01/24/2012 09:38 am ET Updated Mar 25, 2012

Teens and Tumblr: What's the Issue?

A quick scroll through one of Tumblr's 39.5 million blogs is likely to reveal pictures of food, clothes, movie stars, and other specimens of pop culture. Harmless, right? Don't be so sure.

Since its launch in 2007, Tumblr has established itself as one of the world's most popular social networking and microblogging sites, especially among teens and young adults. Even prominent celebrities like Lady Gaga and Zooey Deschanel of New Girl fame have joined. It's popular, it's fun, and it's growing by thousands of new members every day -- so what exactly is the issue?

My main complaint with Tumblr lies in one of its integral features -- the "reblog" button.

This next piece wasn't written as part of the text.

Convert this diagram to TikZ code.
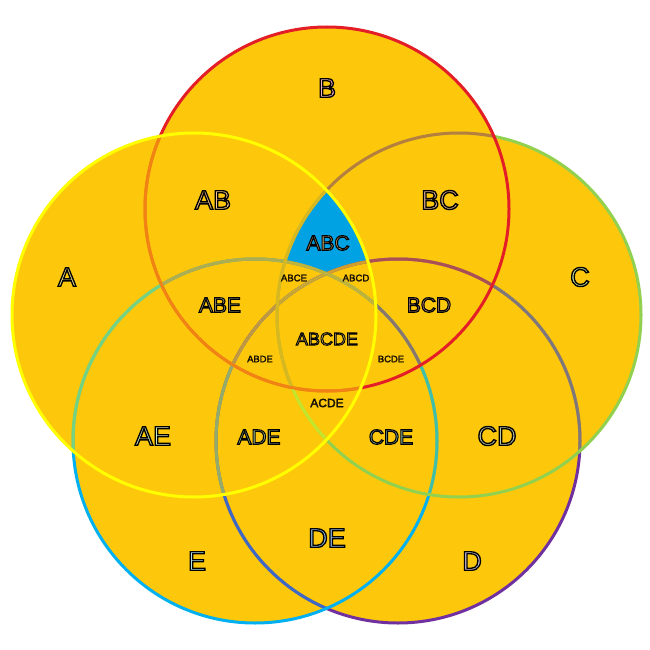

Reblogging allows users to post material from blogs that they follow onto their own pages, automatically giving credit to the original poster. Though the intent of this feature may have been to facilitate sharing whatever it is that Tumblr users enjoy viewing -- one of the most important characteristics of successful social networking sites -- all that it's really accomplished is the systematic destruction of innovation and creativity among the younger generation of Internet users.

While that might sound like a bit of an exaggeration, it's not without premise. No matter how much interesting and creative original content is posted on Tumblr nowadays, it's hard to see past the millions of blogs that are filled with nothing but tired, recycled content, some of which has already been posted by tens of thousands of other users. While many in the Tumblr community claim to use the site to promote individuality and self-expression, very few seem to make an effort to uphold that principle. The fact remains that there is very little creative justification for reposting something that has already been seen more than a few times.

That's not even taking into account the matter of intellectual property and the ease with which Tumblr allows it to be violated. Although reblogging a post will automatically link it back to the original blog, there are entirely too few restrictions preventing users from simply saving a picture and reposting it as their own. Even for users who aren't so blatantly violating the rights of the original creators of what they're posting, Tumblr's format places far too little emphasis on crediting those who supply all of its original content. The people behind the real creative efforts present on Tumblr are consistently lost in a shuffle of reused and reprocessed material, in the end receiving only a fraction of the credit and praise that they deserve.

The real problem runs deeper than doling out credit for blog posts. The issue at the heart of the matter is one of a lack of encouragement for innovation, a quality that is all too important in a world that develops more potentially threatening problems with every passing day. Instead of placing value on conformity and the development of an increasingly homogenous population, as I would argue Tumblr does, we as a society should be focused on fostering an inventive and ingenious spirit in the next generation of scientists, artists, and world leaders. What we really need is not people to do more of the same, but rather figures that will challenge our beliefs and ideals in unprecedented ways. It is only through this kind of intellectual novelty that we can learn and grow as people, both individually and as a society.

While it might seem strange to detect such deep-seeded problems in such a simple concept, it's important to remain aware of what our actions say about us as people. I'm not suggesting that Tumblr is some sort of evil institution that has to be stopped at all costs -- quite the opposite. The Internet is and always has been one of the world's greatest platforms for fostering creativity, and Tumblr doesn't need to be any different. If a more significant sector of Tumblr users were to make an effort to either recognize those who supply the most original content or to create some of their own, it could become a fantastic way to both disperse and promote individuality and inspiration. It's all in how you use it.